Die Mitteilungsvorlage basiert auf dem Bericht zur Behebung von Wohnungslosigkeit des Bundesministeriums für Arbeit und Soziales.[1] Die wichtigsten Ergebnisse in Bezug auf die Situation auf dem Wohnungsmarkt, Zugangsbarrieren zu Wohnraum und möglichen Strategien zur Behebung von Wohnungslosigkeit werden dargestellt und auf die Situation in der Stadt Wedel übertragen.

Die Studie setzte sich aus drei Teiluntersuchungen zusammen. Diese waren:

  • Eine Online Befragung bei 47 ausgewählten kreisfreien Städten, 12 Berliner Bezirken und der Senatsverwaltung, 120 kreisangehörigen Städten und Gemeinden, 39 Kreisen, 235 freien Trägern, der der Wohnungsnotfallhilfe sowie 97 Jobcentern in allen 16 Bundesländern (Rücklauf 75,1%),
  • Vertiefende lokale Fallstudien in zwölf kreisfreien Städten und Kreisen,
  • Interviews mit 31 (ehemals) wohnungslosen Personen, von denen zehn zwischenzeitlich wieder eine Wohnung gefunden hatten.

 

  1. Situation auf dem Wohnungsmarkt

 

„Die Versorgungssituation ist seit 2015 gleichbleibend schlecht.

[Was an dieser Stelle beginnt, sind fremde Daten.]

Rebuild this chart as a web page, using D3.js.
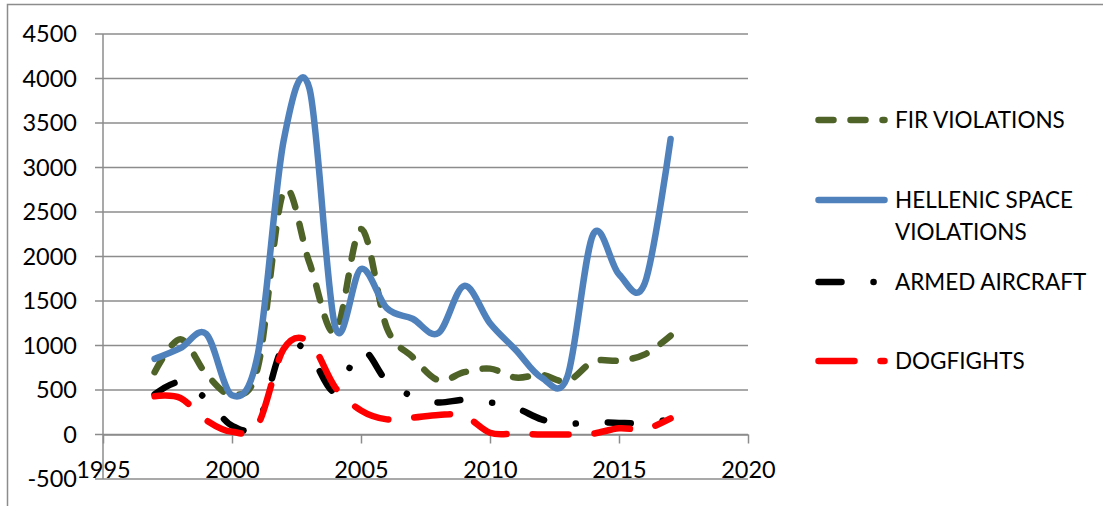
<!DOCTYPE html>
<html>
<head>
<meta charset="utf-8">
<script src="https://cdn.jsdelivr.net/npm/d3@7"></script>
<style>
  html, body { margin: 0; padding: 0; background: #fff; }
  svg { display: block; }
</style>
</head>
<body>
<div id="chart"></div>
<script>
// values
const years = [1997, 1998, 1999, 2000, 2001, 2002, 2003, 2004, 2005, 2006, 2007,
  2008, 2009, 2010, 2011, 2012, 2013, 2014, 2015, 2016, 2017]
const firViolations = [700, 1070, 680, 450, 750, 2730, 1930, 1150, 2310, 1200, 870,
  610, 700, 740, 640, 670, 600, 820, 830, 900, 1110]
const hellenicSpace = [850, 970, 1130, 440, 900, 3300, 3890, 1210, 1860, 1420, 1300,
  1140, 1670, 1250, 950, 640, 650, 2250, 1800, 1700, 3320]
const armedAircraft = [450, 590, 400, 100, 130, 1000, 900, 480, 950, 600, 430,
  360, 390, 360, 300, 170, 120, 140, 130, 130, 170]
const dogfights = [430, 410, 160, 30, 110, 960, 1040, 530, 270, 170, 190,
  220, 210, 20, 10, 0, 0, 10, 70, 60, 180]

const xTicks = [1995, 2000, 2005, 2010, 2015, 2020]
const yTicks = [-500, 0, 500, 1000, 1500, 2000, 2500, 3000, 3500, 4000, 4500]

const series = [
  { name: ['FIR VIOLATIONS'], values: firViolations, color: '#4F6228', dash: '15,17' },
  { name: ['HELLENIC SPACE', 'VIOLATIONS'], values: hellenicSpace, color: '#4F81BD', dash: null },
  { name: ['ARMED AIRCRAFT'], values: armedAircraft, color: '#000000', dash: '23,32,0.1,32' },
  { name: ['DOGFIGHTS'], values: dogfights, color: '#FF0000', dash: '36,26' }
]

const width = 1103
const height = 506
const font = 'Lato, Calibri, sans-serif'
const gridColor = '#8c8c8c'

const svg = d3.select('#chart').append('svg')
  .attr('width', width)
  .attr('height', height)

// outer chart border
svg.append('rect')
  .attr('x', 7.5).attr('y', 4.5)
  .attr('width', 1110).attr('height', 520)
  .attr('fill', 'none')
  .attr('stroke', gridColor)
  .attr('stroke-width', 1.5)

const x = d3.scaleLinear().domain([1995, 2020]).range([103, 748])
const y = d3.scaleLinear().domain([-500, 4500]).range([479, 34])

// horizontal gridlines (with small tick stubs left of the axis)
svg.append('g').selectAll('line')
  .data(yTicks)
  .join('line')
  .attr('x1', x(1995) - 8)
  .attr('x2', x(2020))
  .attr('y1', d => y(d))
  .attr('y2', d => y(d))
  .attr('stroke', gridColor)
  .attr('stroke-width', 1.5)

// vertical axis line
svg.append('line')
  .attr('x1', x(1995)).attr('x2', x(1995))
  .attr('y1', y(4500)).attr('y2', y(-500))
  .attr('stroke', gridColor)
  .attr('stroke-width', 1.5)

// x axis sits on zero
const xAxis = svg.append('g')
  .attr('transform', `translate(0,${y(0)})`)
  .call(d3.axisBottom(x).tickValues(xTicks).tickSize(9).tickSizeOuter(0).tickFormat(d3.format('d')))
xAxis.select('.domain').attr('stroke', gridColor).attr('stroke-width', 1.5)
xAxis.selectAll('.tick line').attr('stroke', gridColor).attr('stroke-width', 1.5)
xAxis.selectAll('.tick text')
  .attr('y', 43)
  .attr('dy', null)
  .attr('fill', '#000')
  .attr('font-family', font)
  .attr('font-size', 23.5)

// y labels
svg.append('g').selectAll('text')
  .data(yTicks)
  .join('text')
  .attr('x', 77)
  .attr('y', d => y(d))
  .attr('dy', '0.36em')
  .attr('text-anchor', 'end')
  .attr('font-family', font)
  .attr('font-size', 23.5)
  .attr('fill', '#000')
  .text(d => d)

// Excel-style smoothed lines
const line = d3.line()
  .x((d, i) => x(years[i]))
  .y(d => y(d))
  .curve(d3.curveCardinal.tension(0))

svg.append('g').selectAll('path')
  .data(series)
  .join('path')
  .attr('d', d => line(d.values))
  .attr('fill', 'none')
  .attr('stroke', d => d.color)
  .attr('stroke-width', 6.5)
  .attr('stroke-linecap', 'round')
  .attr('stroke-linejoin', 'round')
  .attr('stroke-dasharray', d => d.dash)

// legend
const legendY = [120, 200, 282, 361]
const legend = svg.append('g').selectAll('g')
  .data(series)
  .join('g')
  .attr('transform', (d, i) => `translate(0,${legendY[i]})`)

legend.append('line')
  .attr('x1', 818.5).attr('x2', 884.5)
  .attr('stroke', d => d.color)
  .attr('stroke-width', 6.5)
  .attr('stroke-linecap', 'round')
  .attr('stroke-dasharray', d => d.dash)

legend.append('text')
  .attr('x', 895)
  .attr('font-family', font)
  .attr('font-size', 22.5)
  .attr('fill', '#000')
  .selectAll('tspan')
  .data(d => d.name)
  .join('tspan')
  .attr('x', 895)
  .attr('y', (d, i) => i * 32)
  .attr('dy', '0.36em')
  .text(d => d)
</script>
</body>
</html>
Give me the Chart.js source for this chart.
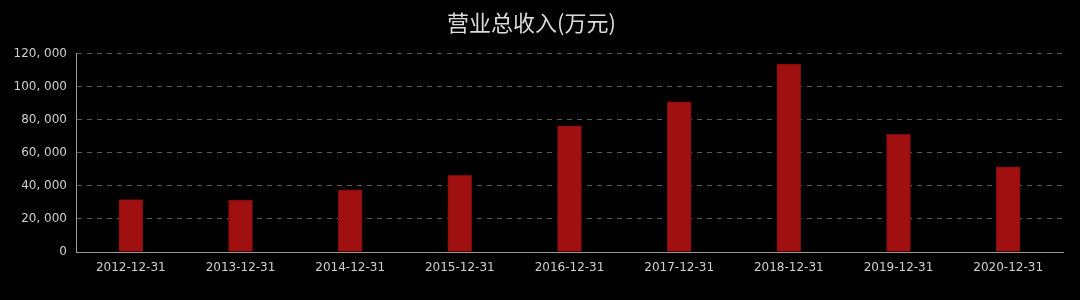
<!DOCTYPE html>
<html>
<head>
<meta charset="utf-8">
<script src="https://cdn.jsdelivr.net/npm/chart.js@4/dist/chart.umd.min.js"></script>
<style>
html,body{margin:0;padding:0;background:#000;}
#wrap{width:1080px;height:300px;position:relative;}
</style>
</head>
<body>
<div id="wrap"><canvas id="c"></canvas></div>
<script>
const chartTitle = "营业总收入(万元)";
const categories = ["2012-12-31","2013-12-31","2014-12-31","2015-12-31","2016-12-31","2017-12-31","2018-12-31","2019-12-31","2020-12-31"];
const revenue = [31600, 31400, 37600, 46300, 76300, 90800, 113600, 71100, 51500];
const yTicks = [0, 20000, 40000, 60000, 80000, 100000, 120000];

function fmt(v){ return Number(v).toLocaleString('en-US').replace(/,/g, ', '); }

new Chart(document.getElementById('c'), {
  type: 'bar',
  data: {
    labels: categories,
    datasets: [{
      data: revenue,
      backgroundColor: '#a01010',
      borderColor: '#7c0a0a',
      borderWidth: 1,
      barThickness: 24
    }]
  },
  options: {
    responsive: true,
    maintainAspectRatio: false,
    animation: false,
    layout: { padding: { left: 0, right: 17, top: 0, bottom: 0 } },
    plugins: {
      legend: { display: false },
      tooltip: { enabled: false },
      title: {
        display: true,
        text: chartTitle,
        color: '#dcdcdc',
        font: { family: '"Noto Sans CJK SC", sans-serif', size: 22, weight: 'normal', lineHeight: 1.2 },
        padding: { top: 9, bottom: 18 }
      }
    },
    scales: {
      x: {
        grid: { display: false, drawTicks: false },
        border: { display: true, color: '#9a9a9a', width: 1 },
        ticks: {
          color: '#d0d0d0',
          font: { family: '"DejaVu Sans", sans-serif', size: 12 },
          padding: 9,
          maxRotation: 0,
          autoSkip: false
        },
        afterFit(scale){ scale.height = 48; }
      },
      y: {
        min: yTicks[0],
        max: yTicks[yTicks.length - 1],
        afterBuildTicks(scale){ scale.ticks = yTicks.map(v => ({ value: v })); },
        grid: { color: '#5a5a5a', lineWidth: 1, drawTicks: false },
        border: { display: true, color: '#9a9a9a', width: 1, dash: [5,5] },
        ticks: {
          color: '#d0d0d0',
          font: { family: '"DejaVu Sans", sans-serif', size: 12 },
          padding: 9,
          callback: (v) => fmt(v)
        },
        afterFit(scale){ scale.width = 76; }
      }
    }
  }
});
</script>
</body>
</html>
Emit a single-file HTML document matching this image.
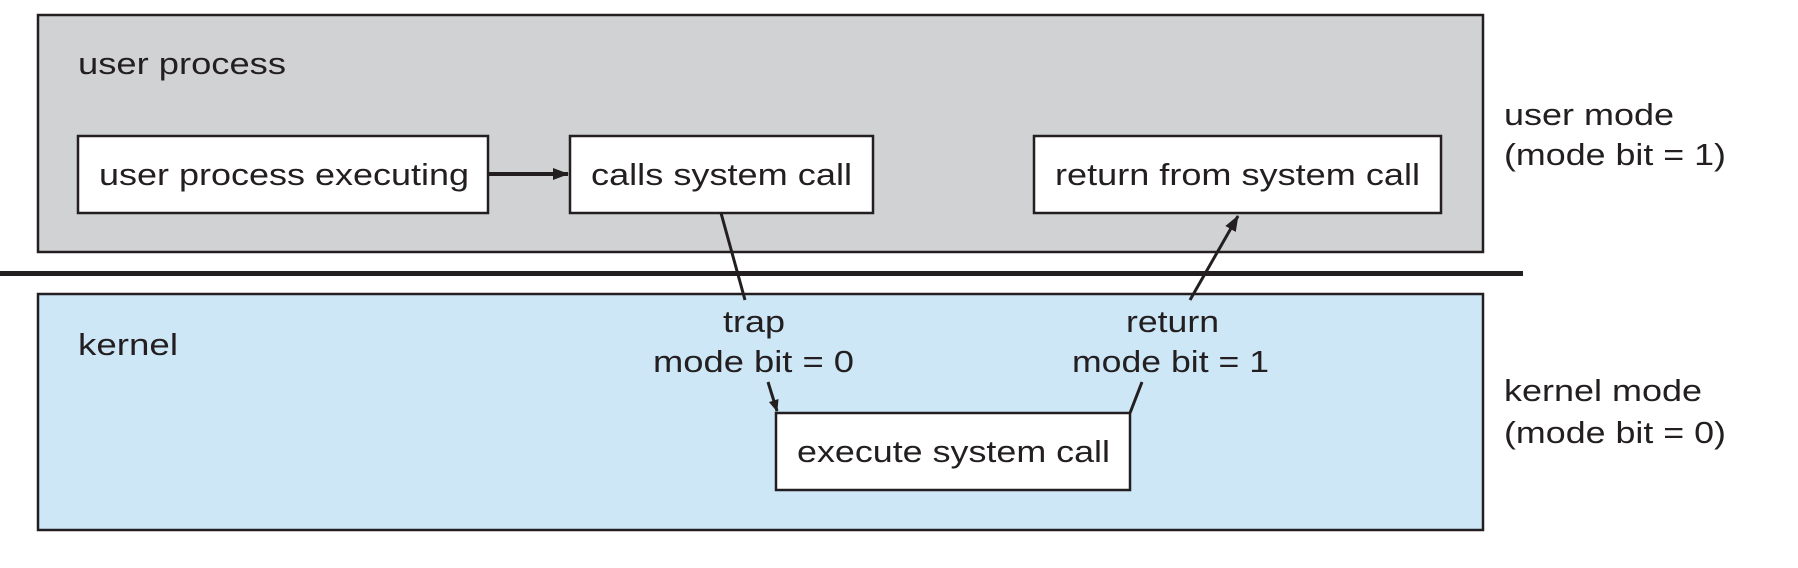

Die Verfügbarkeit von Wohnraum am Wohnungsmarkt ist die größte Lücke im Versorgungssystem. Für Wohnungslose, die zum größten Teil auf Leistungen der Mindestsicherung (nach SGB II oder SGB XII) angewiesen sind, kommt ohnehin nur ein kleiner Teil der Wohnungen zur Anmietung in Frage, die im Rahmen der kommunalen Richtlinien zu den Kosten der Unterkunft als angemessen eingestuft werden. Es herrscht ein eklatanter Mangel an bezahlbaren Kleinwohnungen für Alleinstehende. Nahezu unmöglich ist ebenso die Versorgung größerer und kinderreicher Familien, die insbesondere bei den Geflüchteten mit Wohnraum versorgt werden müssen.“

Die Situation in Wedel ist ähnlich prekär. Der größte Anteil wohnungsloser Menschen in den städtischen Unterkünften sind Einzelpersonen. Diese haben es schwer eine angemessene Wohnung zu finden. Die Unterbringung von Großfamilien, die vorzugsweise in angemieteten Wohnungen untergebracht wurden, ist auch in Wedel ein Problem. Große, kostengünstige Wohnungen zu finden, ist nahezu unmöglich.

 

  1. Zugangsbarrieren zu Wohnraum

 

„In der Online-Befragung wurde ausführlich nach spezifischen Barrieren gefragt, die eine Versorgung von Wohnungslosen mit dauerhaftem Normalwohnraum verhindern. Die meisten Beteiligten benannten als häufige Barrieren das unzureichende Angebot an verfügbaren Kleinwohnungen (75,4%), Mietschulden (74,8%) sowie negative SCHUFA-Auskünfte (71,8%).“

 

Eine beispielhafte Antwort im Rahmen der Umfrage bei den offenen Antwortmöglichkeiten zum Handlungsfeld Dauerhafte Wohnungsversorgung:

 „Die Bewohner unserer Einrichtungen finden auf dem allgemeinen Wohnungsmarkt keine Wohnung. Die Gründe hierfür sind: fehlendes oder unzureichendes Einkommen, negative SCHUFA-Einträge/-bewertung, fehlende Beschäftigung, keine Bürgen, prekäre Beschäftigung, zu geringes Angebot an günstigen Wohnungen. Des Weiteren bekommen die Bewohner trotz Berechtigungsnummer keine Angebote der kommunalen Wohnungsämter, da diese über zu wenige Sozialwohnungen verfügen, die vermittelt werden können. Außerdem agieren viele Wohnungsbaugesellschaften mittlerweile wie private Immobiliengesellschaften.“ (Kreisfreie Stadt, West)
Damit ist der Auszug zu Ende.